* **What you will do**
Without the pictures, return exactly the lines from the one with "What Plotly code" through the one with "0.249, 0.203, 0.20, 0.20, 0.179, 0.152]". Both end lines belong in the copy.

* **Record excerpts**
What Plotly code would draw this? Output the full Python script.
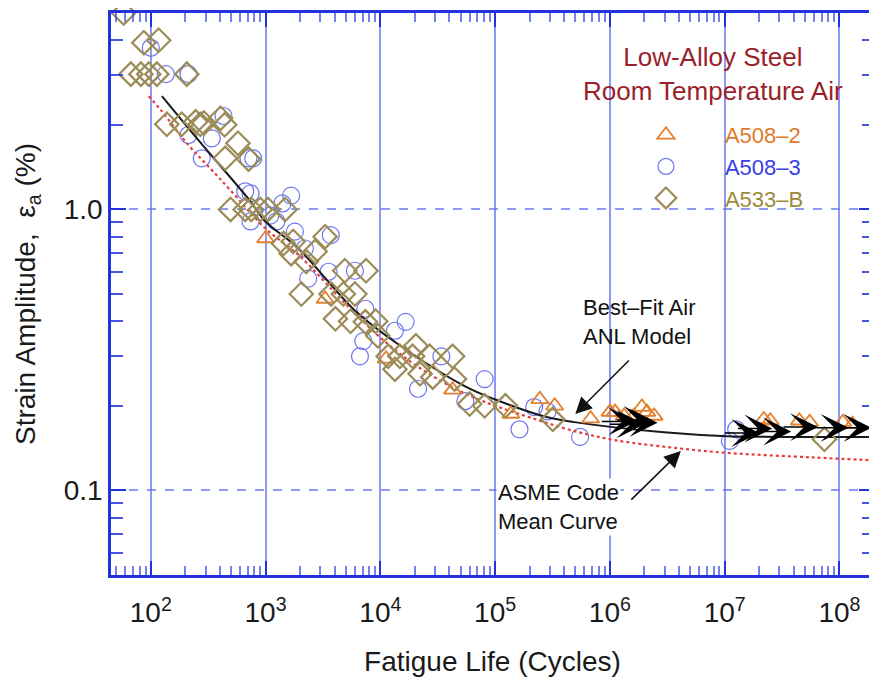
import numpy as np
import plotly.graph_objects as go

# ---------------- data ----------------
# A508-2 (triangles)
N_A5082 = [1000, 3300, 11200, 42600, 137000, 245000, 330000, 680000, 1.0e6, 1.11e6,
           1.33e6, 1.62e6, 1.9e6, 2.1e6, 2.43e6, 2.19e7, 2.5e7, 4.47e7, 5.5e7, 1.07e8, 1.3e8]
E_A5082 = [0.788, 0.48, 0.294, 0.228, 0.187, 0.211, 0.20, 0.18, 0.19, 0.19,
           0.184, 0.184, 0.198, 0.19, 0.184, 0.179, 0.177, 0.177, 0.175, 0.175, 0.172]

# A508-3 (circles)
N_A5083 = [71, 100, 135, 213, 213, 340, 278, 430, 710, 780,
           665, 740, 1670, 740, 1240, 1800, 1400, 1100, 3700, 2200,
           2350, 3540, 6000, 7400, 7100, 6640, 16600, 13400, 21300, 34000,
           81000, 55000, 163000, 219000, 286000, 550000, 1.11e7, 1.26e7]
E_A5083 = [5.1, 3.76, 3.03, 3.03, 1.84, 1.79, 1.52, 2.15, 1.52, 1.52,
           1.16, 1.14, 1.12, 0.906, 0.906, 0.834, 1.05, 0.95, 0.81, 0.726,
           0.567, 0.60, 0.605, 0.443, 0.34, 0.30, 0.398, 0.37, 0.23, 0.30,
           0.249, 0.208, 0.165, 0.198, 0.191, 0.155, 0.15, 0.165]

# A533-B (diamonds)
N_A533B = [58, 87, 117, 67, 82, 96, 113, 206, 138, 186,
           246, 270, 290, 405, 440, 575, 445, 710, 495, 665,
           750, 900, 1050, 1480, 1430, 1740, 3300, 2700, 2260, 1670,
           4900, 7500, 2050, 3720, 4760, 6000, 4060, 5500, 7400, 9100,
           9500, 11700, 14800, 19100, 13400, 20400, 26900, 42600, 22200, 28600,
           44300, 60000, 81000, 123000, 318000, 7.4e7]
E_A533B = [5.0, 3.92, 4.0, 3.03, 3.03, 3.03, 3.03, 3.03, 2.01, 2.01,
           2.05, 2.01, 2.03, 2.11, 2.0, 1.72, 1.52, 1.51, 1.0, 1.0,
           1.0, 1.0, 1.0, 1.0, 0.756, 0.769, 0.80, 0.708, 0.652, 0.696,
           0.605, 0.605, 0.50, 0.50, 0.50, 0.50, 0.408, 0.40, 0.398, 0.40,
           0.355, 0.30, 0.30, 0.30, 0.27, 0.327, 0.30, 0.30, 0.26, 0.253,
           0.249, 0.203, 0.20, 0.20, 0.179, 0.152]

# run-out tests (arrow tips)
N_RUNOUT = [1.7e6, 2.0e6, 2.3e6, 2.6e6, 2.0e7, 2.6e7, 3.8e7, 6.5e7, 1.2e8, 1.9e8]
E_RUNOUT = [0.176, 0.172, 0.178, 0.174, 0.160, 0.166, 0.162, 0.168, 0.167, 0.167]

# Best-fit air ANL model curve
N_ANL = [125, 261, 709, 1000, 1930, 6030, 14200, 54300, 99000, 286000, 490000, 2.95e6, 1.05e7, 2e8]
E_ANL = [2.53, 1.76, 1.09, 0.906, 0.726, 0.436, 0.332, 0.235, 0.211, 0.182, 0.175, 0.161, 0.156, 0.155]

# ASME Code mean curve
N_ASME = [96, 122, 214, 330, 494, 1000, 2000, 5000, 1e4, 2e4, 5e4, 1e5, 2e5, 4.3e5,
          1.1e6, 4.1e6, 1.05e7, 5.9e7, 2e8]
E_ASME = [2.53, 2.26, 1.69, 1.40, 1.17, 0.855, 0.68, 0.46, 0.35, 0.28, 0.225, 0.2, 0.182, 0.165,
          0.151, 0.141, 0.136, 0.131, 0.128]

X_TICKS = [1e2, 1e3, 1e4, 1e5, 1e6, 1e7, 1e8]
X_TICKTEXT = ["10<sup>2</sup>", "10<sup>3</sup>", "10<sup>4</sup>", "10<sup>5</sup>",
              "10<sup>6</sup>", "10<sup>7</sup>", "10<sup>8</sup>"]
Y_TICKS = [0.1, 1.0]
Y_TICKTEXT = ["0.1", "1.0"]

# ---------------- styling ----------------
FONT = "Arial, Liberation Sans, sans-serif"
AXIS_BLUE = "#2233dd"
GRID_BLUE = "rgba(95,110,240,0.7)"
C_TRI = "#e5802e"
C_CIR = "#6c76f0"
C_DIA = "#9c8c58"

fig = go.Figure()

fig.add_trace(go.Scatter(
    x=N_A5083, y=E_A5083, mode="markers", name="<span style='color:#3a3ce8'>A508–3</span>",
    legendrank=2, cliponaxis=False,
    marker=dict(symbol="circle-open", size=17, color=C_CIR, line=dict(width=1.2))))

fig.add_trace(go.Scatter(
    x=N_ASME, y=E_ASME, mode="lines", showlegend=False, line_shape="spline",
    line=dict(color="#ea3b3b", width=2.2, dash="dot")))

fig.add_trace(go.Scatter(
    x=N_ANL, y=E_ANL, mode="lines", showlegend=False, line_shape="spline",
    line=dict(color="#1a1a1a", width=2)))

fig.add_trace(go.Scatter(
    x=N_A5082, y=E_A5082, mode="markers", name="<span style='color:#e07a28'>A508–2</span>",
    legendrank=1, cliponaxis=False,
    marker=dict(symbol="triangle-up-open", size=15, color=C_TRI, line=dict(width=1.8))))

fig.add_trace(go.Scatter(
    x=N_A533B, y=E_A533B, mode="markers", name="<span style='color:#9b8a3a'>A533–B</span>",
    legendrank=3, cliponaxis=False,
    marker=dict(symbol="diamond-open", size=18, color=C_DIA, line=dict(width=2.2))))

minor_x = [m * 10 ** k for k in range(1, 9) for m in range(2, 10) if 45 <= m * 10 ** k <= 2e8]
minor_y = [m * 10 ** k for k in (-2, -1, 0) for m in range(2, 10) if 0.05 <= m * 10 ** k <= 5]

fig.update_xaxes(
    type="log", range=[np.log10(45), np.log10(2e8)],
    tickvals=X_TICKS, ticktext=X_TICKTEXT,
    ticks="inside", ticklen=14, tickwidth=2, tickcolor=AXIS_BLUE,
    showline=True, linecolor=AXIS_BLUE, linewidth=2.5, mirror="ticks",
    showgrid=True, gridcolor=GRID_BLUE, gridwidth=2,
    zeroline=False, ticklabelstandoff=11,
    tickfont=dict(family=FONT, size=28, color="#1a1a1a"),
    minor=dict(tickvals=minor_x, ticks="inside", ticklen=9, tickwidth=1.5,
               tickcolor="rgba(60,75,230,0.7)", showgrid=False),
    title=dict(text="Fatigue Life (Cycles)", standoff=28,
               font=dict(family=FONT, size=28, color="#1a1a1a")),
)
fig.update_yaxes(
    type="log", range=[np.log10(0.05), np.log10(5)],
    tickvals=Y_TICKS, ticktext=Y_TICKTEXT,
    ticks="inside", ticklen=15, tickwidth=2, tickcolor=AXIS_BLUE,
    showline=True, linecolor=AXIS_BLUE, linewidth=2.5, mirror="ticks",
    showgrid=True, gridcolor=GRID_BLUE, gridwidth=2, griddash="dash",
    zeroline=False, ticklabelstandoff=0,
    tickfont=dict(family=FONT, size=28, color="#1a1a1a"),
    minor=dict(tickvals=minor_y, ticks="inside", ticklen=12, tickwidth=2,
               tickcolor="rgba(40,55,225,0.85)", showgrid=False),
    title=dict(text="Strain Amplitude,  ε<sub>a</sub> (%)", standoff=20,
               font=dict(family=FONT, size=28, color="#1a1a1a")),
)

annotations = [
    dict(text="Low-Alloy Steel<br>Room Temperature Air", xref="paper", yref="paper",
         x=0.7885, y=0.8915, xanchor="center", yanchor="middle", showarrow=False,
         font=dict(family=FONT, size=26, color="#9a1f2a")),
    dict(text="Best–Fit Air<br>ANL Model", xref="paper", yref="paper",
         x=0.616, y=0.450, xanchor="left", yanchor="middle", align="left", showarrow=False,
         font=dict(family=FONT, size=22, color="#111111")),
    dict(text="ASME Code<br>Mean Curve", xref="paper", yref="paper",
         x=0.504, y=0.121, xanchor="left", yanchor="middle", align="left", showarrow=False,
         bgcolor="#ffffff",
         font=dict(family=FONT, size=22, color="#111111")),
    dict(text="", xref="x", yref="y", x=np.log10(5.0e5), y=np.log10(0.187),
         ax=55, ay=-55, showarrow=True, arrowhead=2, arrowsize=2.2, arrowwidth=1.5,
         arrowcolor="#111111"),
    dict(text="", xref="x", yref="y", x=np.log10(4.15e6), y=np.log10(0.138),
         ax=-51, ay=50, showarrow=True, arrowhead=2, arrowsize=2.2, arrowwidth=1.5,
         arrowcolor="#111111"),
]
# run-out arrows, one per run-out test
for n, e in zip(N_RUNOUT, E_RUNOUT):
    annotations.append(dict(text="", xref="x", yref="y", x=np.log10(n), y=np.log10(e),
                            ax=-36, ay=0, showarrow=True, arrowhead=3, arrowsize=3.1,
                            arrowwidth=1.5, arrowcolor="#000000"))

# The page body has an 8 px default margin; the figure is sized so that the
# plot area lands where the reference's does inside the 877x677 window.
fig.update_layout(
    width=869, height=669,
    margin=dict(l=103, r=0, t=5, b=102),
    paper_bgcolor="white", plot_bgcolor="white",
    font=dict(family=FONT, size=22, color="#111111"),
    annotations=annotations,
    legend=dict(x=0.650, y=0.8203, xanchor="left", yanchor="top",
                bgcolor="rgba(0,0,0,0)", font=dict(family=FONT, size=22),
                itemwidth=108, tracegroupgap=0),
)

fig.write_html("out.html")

...

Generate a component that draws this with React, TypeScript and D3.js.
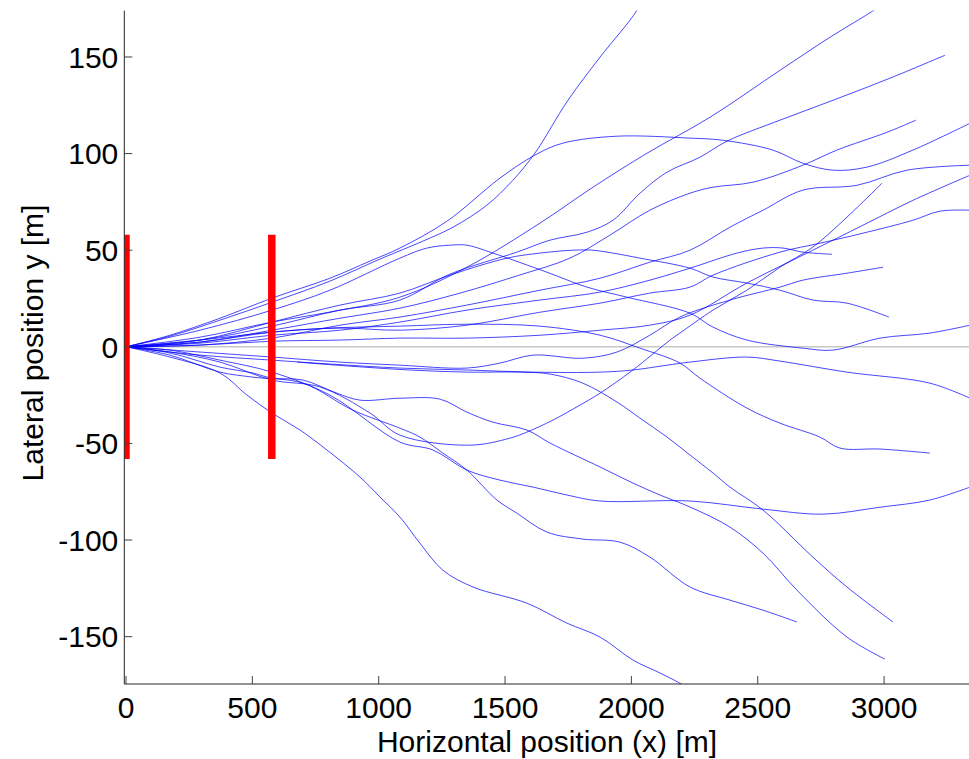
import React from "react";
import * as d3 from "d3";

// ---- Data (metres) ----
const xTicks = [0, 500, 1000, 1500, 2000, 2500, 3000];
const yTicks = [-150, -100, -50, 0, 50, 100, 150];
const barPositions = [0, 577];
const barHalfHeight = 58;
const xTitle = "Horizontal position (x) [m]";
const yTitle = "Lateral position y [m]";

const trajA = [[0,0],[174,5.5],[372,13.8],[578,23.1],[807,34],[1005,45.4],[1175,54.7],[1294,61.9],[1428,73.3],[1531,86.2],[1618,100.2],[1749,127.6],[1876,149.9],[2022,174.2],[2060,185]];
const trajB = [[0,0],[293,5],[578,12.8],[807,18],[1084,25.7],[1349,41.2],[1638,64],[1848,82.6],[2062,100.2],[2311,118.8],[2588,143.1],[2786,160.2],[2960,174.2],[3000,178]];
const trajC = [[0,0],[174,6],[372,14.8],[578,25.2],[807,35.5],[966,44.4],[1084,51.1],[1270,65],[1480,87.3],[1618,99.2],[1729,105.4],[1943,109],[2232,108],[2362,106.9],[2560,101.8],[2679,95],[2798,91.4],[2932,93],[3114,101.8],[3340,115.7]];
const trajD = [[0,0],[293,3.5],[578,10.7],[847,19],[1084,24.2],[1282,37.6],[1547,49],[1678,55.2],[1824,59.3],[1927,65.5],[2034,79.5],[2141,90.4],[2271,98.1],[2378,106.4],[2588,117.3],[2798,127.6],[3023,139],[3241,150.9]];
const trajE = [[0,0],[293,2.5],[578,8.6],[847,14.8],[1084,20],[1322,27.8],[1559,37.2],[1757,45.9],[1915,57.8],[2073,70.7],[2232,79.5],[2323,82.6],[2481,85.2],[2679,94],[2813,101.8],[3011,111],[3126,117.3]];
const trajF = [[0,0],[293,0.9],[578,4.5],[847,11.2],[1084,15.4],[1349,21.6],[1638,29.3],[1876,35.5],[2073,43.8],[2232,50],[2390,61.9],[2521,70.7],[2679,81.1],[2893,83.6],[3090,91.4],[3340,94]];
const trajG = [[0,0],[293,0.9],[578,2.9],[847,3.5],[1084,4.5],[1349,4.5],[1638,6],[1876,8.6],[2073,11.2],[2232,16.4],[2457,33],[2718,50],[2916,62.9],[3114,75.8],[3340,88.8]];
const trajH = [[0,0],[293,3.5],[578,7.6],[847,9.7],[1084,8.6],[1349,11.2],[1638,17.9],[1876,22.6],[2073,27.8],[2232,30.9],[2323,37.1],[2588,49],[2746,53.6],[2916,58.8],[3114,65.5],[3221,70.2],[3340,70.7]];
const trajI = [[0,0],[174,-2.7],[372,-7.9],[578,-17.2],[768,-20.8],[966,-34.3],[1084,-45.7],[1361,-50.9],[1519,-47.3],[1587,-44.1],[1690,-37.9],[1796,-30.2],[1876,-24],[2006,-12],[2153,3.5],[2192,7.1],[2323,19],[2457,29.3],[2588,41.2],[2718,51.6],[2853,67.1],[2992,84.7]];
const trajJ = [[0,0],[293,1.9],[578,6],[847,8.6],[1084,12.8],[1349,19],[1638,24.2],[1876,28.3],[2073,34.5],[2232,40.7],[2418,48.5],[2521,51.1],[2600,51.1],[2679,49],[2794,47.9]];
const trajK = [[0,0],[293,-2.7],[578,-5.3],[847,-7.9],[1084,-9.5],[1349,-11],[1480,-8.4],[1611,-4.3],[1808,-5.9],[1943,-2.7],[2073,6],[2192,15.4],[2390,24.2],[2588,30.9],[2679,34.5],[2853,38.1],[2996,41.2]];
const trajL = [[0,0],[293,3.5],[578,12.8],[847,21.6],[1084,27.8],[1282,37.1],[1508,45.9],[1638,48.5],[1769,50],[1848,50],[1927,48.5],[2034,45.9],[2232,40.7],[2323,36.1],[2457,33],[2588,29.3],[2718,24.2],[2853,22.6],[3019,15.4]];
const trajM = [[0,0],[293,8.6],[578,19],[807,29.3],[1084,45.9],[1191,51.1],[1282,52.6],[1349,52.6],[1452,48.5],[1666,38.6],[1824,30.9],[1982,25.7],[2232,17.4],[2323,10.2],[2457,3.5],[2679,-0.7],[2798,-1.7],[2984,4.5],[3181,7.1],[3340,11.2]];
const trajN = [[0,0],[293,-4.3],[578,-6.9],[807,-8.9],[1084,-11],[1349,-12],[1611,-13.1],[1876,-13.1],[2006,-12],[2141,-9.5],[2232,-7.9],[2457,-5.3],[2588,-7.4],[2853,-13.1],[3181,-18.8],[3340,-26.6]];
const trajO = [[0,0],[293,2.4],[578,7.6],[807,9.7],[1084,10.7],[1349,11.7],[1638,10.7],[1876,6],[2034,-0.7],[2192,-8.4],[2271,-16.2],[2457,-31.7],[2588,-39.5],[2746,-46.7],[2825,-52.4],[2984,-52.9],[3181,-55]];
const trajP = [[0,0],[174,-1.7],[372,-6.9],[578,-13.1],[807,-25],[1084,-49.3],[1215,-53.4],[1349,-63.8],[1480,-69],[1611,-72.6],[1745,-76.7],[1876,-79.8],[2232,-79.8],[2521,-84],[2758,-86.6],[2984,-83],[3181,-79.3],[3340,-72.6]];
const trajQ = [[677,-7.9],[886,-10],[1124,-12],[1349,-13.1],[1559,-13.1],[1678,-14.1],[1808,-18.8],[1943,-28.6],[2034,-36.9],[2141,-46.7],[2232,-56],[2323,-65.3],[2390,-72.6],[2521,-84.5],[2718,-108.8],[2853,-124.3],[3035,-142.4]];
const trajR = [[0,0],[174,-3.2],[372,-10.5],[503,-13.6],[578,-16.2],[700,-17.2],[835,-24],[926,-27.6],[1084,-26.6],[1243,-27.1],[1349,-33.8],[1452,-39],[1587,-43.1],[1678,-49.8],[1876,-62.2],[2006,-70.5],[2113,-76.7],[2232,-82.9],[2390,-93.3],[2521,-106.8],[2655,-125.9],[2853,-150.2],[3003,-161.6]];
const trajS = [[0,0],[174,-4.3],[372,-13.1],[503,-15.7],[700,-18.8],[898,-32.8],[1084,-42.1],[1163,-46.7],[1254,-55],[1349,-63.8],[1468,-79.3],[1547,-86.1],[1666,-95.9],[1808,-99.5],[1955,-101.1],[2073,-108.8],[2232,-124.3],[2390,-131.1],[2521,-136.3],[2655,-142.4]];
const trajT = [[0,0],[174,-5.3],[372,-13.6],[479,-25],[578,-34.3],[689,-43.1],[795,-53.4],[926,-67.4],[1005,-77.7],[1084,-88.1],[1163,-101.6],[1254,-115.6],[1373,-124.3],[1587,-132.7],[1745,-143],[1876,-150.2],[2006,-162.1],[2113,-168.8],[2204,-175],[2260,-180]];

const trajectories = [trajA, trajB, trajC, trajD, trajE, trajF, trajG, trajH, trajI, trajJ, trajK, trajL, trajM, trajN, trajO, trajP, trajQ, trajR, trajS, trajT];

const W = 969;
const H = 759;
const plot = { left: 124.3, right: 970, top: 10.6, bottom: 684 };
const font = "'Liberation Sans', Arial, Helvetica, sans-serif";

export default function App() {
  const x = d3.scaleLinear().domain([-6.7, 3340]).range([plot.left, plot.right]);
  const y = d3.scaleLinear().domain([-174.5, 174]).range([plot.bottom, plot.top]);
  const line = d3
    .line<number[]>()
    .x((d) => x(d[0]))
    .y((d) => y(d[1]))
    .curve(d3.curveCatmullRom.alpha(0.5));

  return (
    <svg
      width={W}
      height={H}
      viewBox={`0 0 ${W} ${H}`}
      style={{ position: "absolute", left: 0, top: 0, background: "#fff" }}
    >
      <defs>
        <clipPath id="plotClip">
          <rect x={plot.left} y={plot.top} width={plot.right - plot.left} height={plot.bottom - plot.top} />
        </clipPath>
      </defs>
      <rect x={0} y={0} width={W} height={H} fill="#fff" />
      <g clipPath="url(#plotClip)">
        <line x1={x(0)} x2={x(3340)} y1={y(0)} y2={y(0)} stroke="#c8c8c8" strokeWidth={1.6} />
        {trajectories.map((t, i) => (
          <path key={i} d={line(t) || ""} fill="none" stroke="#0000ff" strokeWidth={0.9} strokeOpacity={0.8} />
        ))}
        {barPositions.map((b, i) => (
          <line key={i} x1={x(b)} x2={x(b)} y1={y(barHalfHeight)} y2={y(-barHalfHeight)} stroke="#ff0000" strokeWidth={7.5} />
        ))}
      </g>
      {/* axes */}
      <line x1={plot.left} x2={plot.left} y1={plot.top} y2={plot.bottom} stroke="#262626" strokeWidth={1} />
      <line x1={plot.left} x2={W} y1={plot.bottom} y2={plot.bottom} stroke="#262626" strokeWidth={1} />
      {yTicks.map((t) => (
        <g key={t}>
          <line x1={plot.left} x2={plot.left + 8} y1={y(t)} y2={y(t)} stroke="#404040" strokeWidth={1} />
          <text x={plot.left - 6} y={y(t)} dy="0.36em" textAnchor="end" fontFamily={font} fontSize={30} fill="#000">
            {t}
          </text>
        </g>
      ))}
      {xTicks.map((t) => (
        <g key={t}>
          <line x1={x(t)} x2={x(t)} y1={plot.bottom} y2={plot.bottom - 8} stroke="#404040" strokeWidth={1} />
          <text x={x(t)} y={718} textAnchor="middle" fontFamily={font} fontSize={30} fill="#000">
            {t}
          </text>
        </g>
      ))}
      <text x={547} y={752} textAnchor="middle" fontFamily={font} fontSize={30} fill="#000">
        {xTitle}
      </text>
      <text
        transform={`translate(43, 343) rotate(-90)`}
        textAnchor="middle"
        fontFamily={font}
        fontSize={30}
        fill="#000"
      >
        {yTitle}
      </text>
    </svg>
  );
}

...

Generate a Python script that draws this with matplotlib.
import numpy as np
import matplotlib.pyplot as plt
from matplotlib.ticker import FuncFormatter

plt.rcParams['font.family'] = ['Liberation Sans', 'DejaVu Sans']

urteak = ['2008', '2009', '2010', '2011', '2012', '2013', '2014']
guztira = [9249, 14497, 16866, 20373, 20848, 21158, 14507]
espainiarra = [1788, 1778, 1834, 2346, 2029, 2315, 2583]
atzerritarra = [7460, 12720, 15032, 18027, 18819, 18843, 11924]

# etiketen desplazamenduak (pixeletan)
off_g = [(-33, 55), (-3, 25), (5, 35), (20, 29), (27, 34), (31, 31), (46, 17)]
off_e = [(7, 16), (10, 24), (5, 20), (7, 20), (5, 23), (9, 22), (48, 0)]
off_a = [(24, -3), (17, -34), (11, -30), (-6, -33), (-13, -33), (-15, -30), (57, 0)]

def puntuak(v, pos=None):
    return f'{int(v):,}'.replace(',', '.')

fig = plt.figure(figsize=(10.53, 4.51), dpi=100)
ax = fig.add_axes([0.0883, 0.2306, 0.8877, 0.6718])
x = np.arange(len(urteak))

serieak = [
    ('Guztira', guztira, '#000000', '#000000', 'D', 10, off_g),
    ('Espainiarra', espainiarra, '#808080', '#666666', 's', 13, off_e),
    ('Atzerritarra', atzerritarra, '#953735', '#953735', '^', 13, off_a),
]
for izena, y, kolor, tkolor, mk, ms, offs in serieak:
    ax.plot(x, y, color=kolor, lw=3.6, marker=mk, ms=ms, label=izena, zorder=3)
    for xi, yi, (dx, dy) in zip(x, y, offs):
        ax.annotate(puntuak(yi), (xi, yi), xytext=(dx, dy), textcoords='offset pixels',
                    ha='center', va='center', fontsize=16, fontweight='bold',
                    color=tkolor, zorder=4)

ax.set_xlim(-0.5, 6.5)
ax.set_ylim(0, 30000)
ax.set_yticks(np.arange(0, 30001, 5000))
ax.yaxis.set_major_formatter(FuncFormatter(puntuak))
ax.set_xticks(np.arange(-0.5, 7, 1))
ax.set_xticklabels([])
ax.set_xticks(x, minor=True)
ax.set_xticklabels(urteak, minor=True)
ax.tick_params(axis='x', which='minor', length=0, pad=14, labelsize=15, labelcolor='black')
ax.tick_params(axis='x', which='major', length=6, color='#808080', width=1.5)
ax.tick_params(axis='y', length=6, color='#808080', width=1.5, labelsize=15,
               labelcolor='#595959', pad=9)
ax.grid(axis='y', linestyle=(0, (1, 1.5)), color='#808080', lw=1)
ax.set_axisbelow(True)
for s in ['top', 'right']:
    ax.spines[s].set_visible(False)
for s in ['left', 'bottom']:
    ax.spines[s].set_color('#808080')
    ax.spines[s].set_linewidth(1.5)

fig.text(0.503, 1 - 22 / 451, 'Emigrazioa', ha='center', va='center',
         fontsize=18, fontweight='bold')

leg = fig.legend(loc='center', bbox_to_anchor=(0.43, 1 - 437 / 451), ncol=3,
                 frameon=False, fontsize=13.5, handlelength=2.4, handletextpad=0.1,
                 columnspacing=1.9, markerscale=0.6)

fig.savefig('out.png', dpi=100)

* **Solution to this task**
What Plotly code would draw this? Output the full Python script.
import numpy as np
import plotly.graph_objects as go

# ---------------- data ----------------
# A508-2 (triangles)
N_A5082 = [1000, 3300, 11200, 42600, 137000, 245000, 330000, 680000, 1.0e6, 1.11e6,
           1.33e6, 1.62e6, 1.9e6, 2.1e6, 2.43e6, 2.19e7, 2.5e7, 4.47e7, 5.5e7, 1.07e8, 1.3e8]
E_A5082 = [0.788, 0.48, 0.294, 0.228, 0.187, 0.211, 0.20, 0.18, 0.19, 0.19,
           0.184, 0.184, 0.198, 0.19, 0.184, 0.179, 0.177, 0.177, 0.175, 0.175, 0.172]

# A508-3 (circles)
N_A5083 = [71, 100, 135, 213, 213, 340, 278, 430, 710, 780,
           665, 740, 1670, 740, 1240, 1800, 1400, 1100, 3700, 2200,
           2350, 3540, 6000, 7400, 7100, 6640, 16600, 13400, 21300, 34000,
           81000, 55000, 163000, 219000, 286000, 550000, 1.11e7, 1.26e7]
E_A5083 = [5.1, 3.76, 3.03, 3.03, 1.84, 1.79, 1.52, 2.15, 1.52, 1.52,
           1.16, 1.14, 1.12, 0.906, 0.906, 0.834, 1.05, 0.95, 0.81, 0.726,
           0.567, 0.60, 0.605, 0.443, 0.34, 0.30, 0.398, 0.37, 0.23, 0.30,
           0.249, 0.208, 0.165, 0.198, 0.191, 0.155, 0.15, 0.165]

# A533-B (diamonds)
N_A533B = [58, 87, 117, 67, 82, 96, 113, 206, 138, 186,
           246, 270, 290, 405, 440, 575, 445, 710, 495, 665,
           750, 900, 1050, 1480, 1430, 1740, 3300, 2700, 2260, 1670,
           4900, 7500, 2050, 3720, 4760, 6000, 4060, 5500, 7400, 9100,
           9500, 11700, 14800, 19100, 13400, 20400, 26900, 42600, 22200, 28600,
           44300, 60000, 81000, 123000, 318000, 7.4e7]
E_A533B = [5.0, 3.92, 4.0, 3.03, 3.03, 3.03, 3.03, 3.03, 2.01, 2.01,
           2.05, 2.01, 2.03, 2.11, 2.0, 1.72, 1.52, 1.51, 1.0, 1.0,
           1.0, 1.0, 1.0, 1.0, 0.756, 0.769, 0.80, 0.708, 0.652, 0.696,
           0.605, 0.605, 0.50, 0.50, 0.50, 0.50, 0.408, 0.40, 0.398, 0.40,
           0.355, 0.30, 0.30, 0.30, 0.27, 0.327, 0.30, 0.30, 0.26, 0.253,
           0.249, 0.203, 0.20, 0.20, 0.179, 0.152]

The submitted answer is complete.